Author and social historian Tessa Boase, who is a key member of the statue campaign and a co-founder of the Emily Williamson Festival, said: “Sculptor Eve Shepherd is renowned for the depth of her research, and her iconoclastic approach to public artwork.
“Her statue of Emily Williamson will be an inspiring monument not just to a woman, but to the beauty and vulnerability of birdlife.
“If we want the next generation to cherish nature and to safeguard biodiversity, we need to engage young minds and hearts – through telling stories.

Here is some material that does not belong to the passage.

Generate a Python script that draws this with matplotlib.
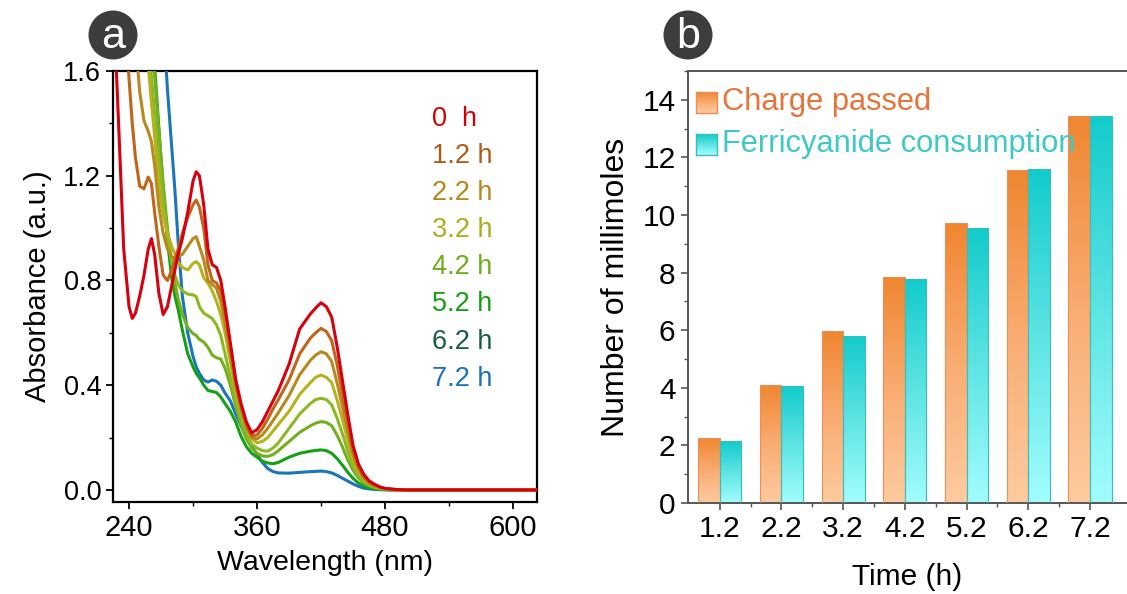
import matplotlib
matplotlib.use('Agg')
import matplotlib.pyplot as plt
import numpy as np
from matplotlib.colors import LinearSegmentedColormap
from matplotlib.patches import Circle
from matplotlib.ticker import MultipleLocator

plt.rcParams['font.family'] = ['Liberation Sans', 'DejaVu Sans']

# ---- UV-vis spectra (panel a) ----
wl = [225, 230, 235, 240, 243, 246, 250, 254, 258, 261,
      264, 268, 272, 276, 280, 283, 286, 290, 295, 300,
      303, 306, 310, 314, 318, 322, 326, 330, 335, 340,
      345, 350, 355, 360, 365, 370, 375, 380, 390, 400,
      410, 415, 420, 425, 430, 435, 440, 445, 450, 455,
      460, 465, 470, 475, 480, 490, 500, 550, 600, 625]

abs_0h = [1.9, 1.42, 0.92, 0.70, 0.655, 0.675, 0.74, 0.82, 0.92, 0.96,
          0.90, 0.75, 0.67, 0.70, 0.78, 0.84, 0.90, 0.96, 1.06, 1.18,
          1.215, 1.20, 1.09, 0.92, 0.86, 0.85, 0.80, 0.70, 0.56, 0.42,
          0.33, 0.26, 0.218, 0.23, 0.26, 0.30, 0.34, 0.38, 0.48, 0.615,
          0.672, 0.695, 0.715, 0.70, 0.66, 0.55, 0.42, 0.29, 0.17, 0.10,
          0.06, 0.035, 0.022, 0.012, 0.006, 0.002, 0.0, 0.0, 0.0, 0.0]
abs_1h = [2.5, 2.2, 1.9, 1.57, 1.40, 1.27, 1.16, 1.15, 1.195, 1.17,
          1.06, 0.93, 0.82, 0.80, 0.84, 0.88, 0.92, 0.98, 1.04, 1.09,
          1.107, 1.08, 1.00, 0.86, 0.80, 0.79, 0.76, 0.68, 0.55, 0.42,
          0.32, 0.25, 0.207, 0.21, 0.235, 0.27, 0.31, 0.345, 0.42, 0.52,
          0.58, 0.60, 0.617, 0.605, 0.57, 0.48, 0.37, 0.26, 0.155, 0.09,
          0.053, 0.03, 0.018, 0.01, 0.005, 0.001, 0.0, 0.0, 0.0, 0.0]
abs_2h = [2.9, 2.6, 2.3, 2.0, 1.85, 1.72, 1.52, 1.41, 1.37, 1.33,
          1.24, 1.08, 0.98, 0.92, 0.89, 0.885, 0.89, 0.90, 0.93, 0.96,
          0.967, 0.93, 0.88, 0.80, 0.785, 0.77, 0.72, 0.64, 0.52, 0.40,
          0.31, 0.24, 0.20, 0.195, 0.21, 0.235, 0.265, 0.295, 0.36, 0.44,
          0.495, 0.515, 0.528, 0.52, 0.49, 0.41, 0.32, 0.225, 0.135, 0.08,
          0.047, 0.027, 0.016, 0.009, 0.004, 0.001, 0.0, 0.0, 0.0, 0.0]
abs_3h = [3.2, 3.0, 2.8, 2.5, 2.35, 2.2, 2.0, 1.82, 1.62, 1.48,
          1.35, 1.16, 1.05, 0.98, 0.93, 0.90, 0.87, 0.85, 0.84, 0.865,
          0.872, 0.86, 0.81, 0.79, 0.76, 0.72, 0.67, 0.60, 0.49, 0.38,
          0.30, 0.235, 0.195, 0.18, 0.185, 0.20, 0.225, 0.25, 0.30, 0.365,
          0.41, 0.43, 0.439, 0.43, 0.41, 0.345, 0.27, 0.19, 0.115, 0.068,
          0.042, 0.024, 0.014, 0.008, 0.004, 0.001, 0.0, 0.0, 0.0, 0.0]
abs_4h = [3.5, 3.3, 3.1, 2.9, 2.7, 2.5, 2.3, 1.95, 1.72, 1.58,
          1.44, 1.26, 1.10, 0.97, 0.87, 0.82, 0.785, 0.76, 0.748, 0.745,
          0.738, 0.70, 0.675, 0.665, 0.655, 0.63, 0.59, 0.52, 0.43, 0.34,
          0.27, 0.21, 0.175, 0.16, 0.15, 0.148, 0.16, 0.18, 0.235, 0.29,
          0.33, 0.345, 0.35, 0.345, 0.325, 0.275, 0.215, 0.15, 0.092, 0.055,
          0.033, 0.019, 0.011, 0.006, 0.003, 0.001, 0.0, 0.0, 0.0, 0.0]
abs_5h = [3.6, 3.4, 3.2, 3.0, 2.8, 2.6, 2.4, 2.15, 1.9, 1.72,
          1.58, 1.37, 1.17, 1.00, 0.87, 0.79, 0.73, 0.67, 0.62, 0.597,
          0.59, 0.575, 0.565, 0.545, 0.515, 0.505, 0.50, 0.465, 0.40, 0.32,
          0.25, 0.195, 0.16, 0.14, 0.13, 0.128, 0.135, 0.15, 0.185, 0.22,
          0.245, 0.255, 0.261, 0.258, 0.245, 0.21, 0.165, 0.115, 0.075, 0.046,
          0.027, 0.016, 0.009, 0.005, 0.002, 0.0, 0.0, 0.0, 0.0, 0.0]
abs_6h = [3.7, 3.5, 3.3, 3.1, 2.9, 2.7, 2.5, 2.25, 2.0, 1.8,
          1.62, 1.38, 1.15, 0.95, 0.81, 0.74, 0.69, 0.61, 0.52, 0.47,
          0.445, 0.428, 0.40, 0.38, 0.376, 0.372, 0.355, 0.33, 0.30, 0.26,
          0.205, 0.165, 0.14, 0.125, 0.11, 0.103, 0.10, 0.105, 0.125, 0.14,
          0.148, 0.151, 0.153, 0.15, 0.14, 0.12, 0.095, 0.068, 0.044, 0.027,
          0.016, 0.009, 0.005, 0.003, 0.001, 0.0, 0.0, 0.0, 0.0, 0.0]
abs_7h = [4.5, 4.3, 4.1, 3.9, 3.7, 3.5, 3.3, 3.1, 2.9, 2.7,
          2.5, 2.2, 1.8, 1.53, 1.31, 1.145, 0.95, 0.74, 0.60, 0.51,
          0.47, 0.445, 0.42, 0.412, 0.42, 0.415, 0.40, 0.37, 0.34, 0.29,
          0.245, 0.20, 0.168, 0.135, 0.105, 0.082, 0.07, 0.065, 0.064, 0.067,
          0.07, 0.071, 0.072, 0.07, 0.065, 0.056, 0.045, 0.034, 0.023, 0.014,
          0.007, 0.004, 0.002, 0.001, 0.0, 0.0, 0.0, 0.0, 0.0, 0.0]

spectra = [abs_0h, abs_1h, abs_2h, abs_3h, abs_4h, abs_5h, abs_6h, abs_7h]
spec_labels = ['0  h', '1.2 h', '2.2 h', '3.2 h', '4.2 h', '5.2 h', '6.2 h', '7.2 h']
line_colors = ['#d7000f', '#c0651a', '#b8891c', '#b5b21e',
               '#8cb923', '#72b01f', '#15a015', '#1b75bb']
text_colors = ['#d40000', '#b35a12', '#b98618', '#adad1a',
               '#6aae1a', '#14a014', '#17603e', '#1a6fbf']

# ---- millimole bars (panel b) ----
times = ['1.2', '2.2', '3.2', '4.2', '5.2', '6.2', '7.2']
charge_passed = [2.25, 4.10, 5.97, 7.86, 9.71, 11.56, 13.44]
ferri_consumed = [2.15, 4.06, 5.80, 7.78, 9.56, 11.58, 13.44]

fig = plt.figure(figsize=(11.27, 5.94), dpi=100)

# panel a: spectra, later times drawn underneath
ax1 = fig.add_axes([0.1003, 0.1549, 0.3762, 0.7256])
for i in range(len(spectra) - 1, -1, -1):
    ax1.plot(wl, spectra[i], color=line_colors[i], lw=2.2, zorder=10 - i,
             solid_joinstyle='round')
ax1.set_xlim(225, 622.5)
ax1.set_ylim(-0.046, 1.6)
ax1.xaxis.set_major_locator(MultipleLocator(120))
ax1.xaxis.set_minor_locator(MultipleLocator(60))
ax1.yaxis.set_major_locator(MultipleLocator(0.4))
ax1.yaxis.set_minor_locator(MultipleLocator(0.2))
ax1.yaxis.set_major_formatter(plt.FormatStrFormatter('%.1f'))
ax1.tick_params(which='major', direction='out', length=5, width=1.3, labelsize=19.5)
ax1.tick_params(which='minor', direction='out', length=3, width=1.0)
ax1.tick_params(axis='x', labelsize=21)
for s in ax1.spines.values():
    s.set_linewidth(1.6)
ax1.set_xlabel('Wavelength (nm)', fontsize=20.5, labelpad=6)
ax1.set_ylabel('Absorbance (a.u.)', fontsize=21, labelpad=8)
for i, (lab, c) in enumerate(zip(spec_labels, text_colors)):
    ax1.text(524, 1.417 - i * 0.1417, lab, color=c, fontsize=19.5,
             va='center', ha='left')

# panel b: paired gradient bars
ax2 = fig.add_axes([0.6105, 0.1532, 0.3895, 0.7273])
x = np.arange(len(times))
w = 0.35
orange_map = LinearSegmentedColormap.from_list('orng', ['#fdcba0', '#f9ac72', '#f08630'])
cyan_map = LinearSegmentedColormap.from_list('cyn', ['#a2fdfd', '#5ee4e4', '#12cbcb'])
grad = np.linspace(1, 0, 256).reshape(-1, 1)


def gradient_bars(ax, xs, heights, cmap, edge):
    bars = ax.bar(xs, heights, w, color='none', edgecolor=edge, lw=0.8, zorder=3)
    for b in bars:
        im = ax.imshow(grad, extent=[b.get_x(), b.get_x() + b.get_width(), 0, b.get_height()],
                       aspect='auto', cmap=cmap, vmin=0, vmax=1, zorder=2)
        im.set_clip_path(b)
    return bars


gradient_bars(ax2, x - w / 2, charge_passed, orange_map, '#e8905a')
gradient_bars(ax2, x + w / 2, ferri_consumed, cyan_map, '#3bbcbc')

ax2.set_xlim(-0.514, 6.6)
ax2.set_ylim(0, 15)
ax2.set_xticks(x)
ax2.set_xticklabels(times)
ax2.set_xticks(x[:-1] + 0.5, minor=True)
ax2.yaxis.set_major_locator(MultipleLocator(2))
ax2.yaxis.set_minor_locator(MultipleLocator(1))
ax2.tick_params(which='major', direction='out', length=5, width=1.2,
                color='#555555', labelsize=21.5, pad=4)
ax2.tick_params(which='minor', direction='out', length=3, width=1.0, color='#555555')
ax2.spines['right'].set_visible(False)
for k in ['left', 'top', 'bottom']:
    ax2.spines[k].set_color('#555555')
    ax2.spines[k].set_linewidth(1.4)
ax2.set_xlabel('Time (h)', fontsize=21.5, labelpad=14)
ax2.set_ylabel('Number of millimoles', fontsize=23, labelpad=8)

# gradient legend keys
legend_items = [('Charge passed', orange_map, '#e8905a', '#e8743a', 0.903),
                ('Ferricyanide consumption', cyan_map, '#3bbcbc', '#3ec8c8', 0.806)]
for text, cmap, edge, tcol, yb in legend_items:
    key = ax2.inset_axes([0.018, yb, 0.048, 0.0486])
    key.imshow(grad, aspect='auto', cmap=cmap, vmin=0, vmax=1)
    key.set_xticks([])
    key.set_yticks([])
    for s in key.spines.values():
        s.set_color(edge)
        s.set_linewidth(1.0)
    ax2.text(0.0775, yb + 0.0243, text, transform=ax2.transAxes, color=tcol,
             fontsize=22.2, va='center', ha='left')

# panel badges
for cx, letter in [(113, 'a'), (688, 'b')]:
    fig.patches.append(Circle((cx / 100, (594 - 35) / 100), 0.245, facecolor='#3d3d3d',
                              edgecolor='none', transform=fig.dpi_scale_trans))
    fig.text(cx / 1127, 1 - 37 / 594, letter, color='white', fontsize=31,
             ha='center', va='center')

fig.savefig('out.png', dpi=100)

“This statue will contain a multitude of stories and species, drawing the viewer back again and again. Shepherd’s proposed use of augmented reality technology to enhance interpretation will bring an exciting extra dimension.”
What was the Emily Williamson Festival?
The winning statue design was unveiled as part of the Emily Williamson Festival which celebrated her life, work, ideas and legacy in her home city.
It opened with a debate focusing on how many key roles in British conservation are currently held by women, hosted by well-known naturalist and TV presenter Megan McCubbin.
Six events were then held over the weekend, including Tessa giving a talk about her research into Emily’s life.
Other subjects at the panel discussions included the relationship between feathers, science and nature, including looking at the Victorian feathered hat collection still held in Manchester today, and the contrasts between conservation in the city in Emily’s time and now.
Conservation groups from across the city and green and environmental activists were all invited to the event to take part.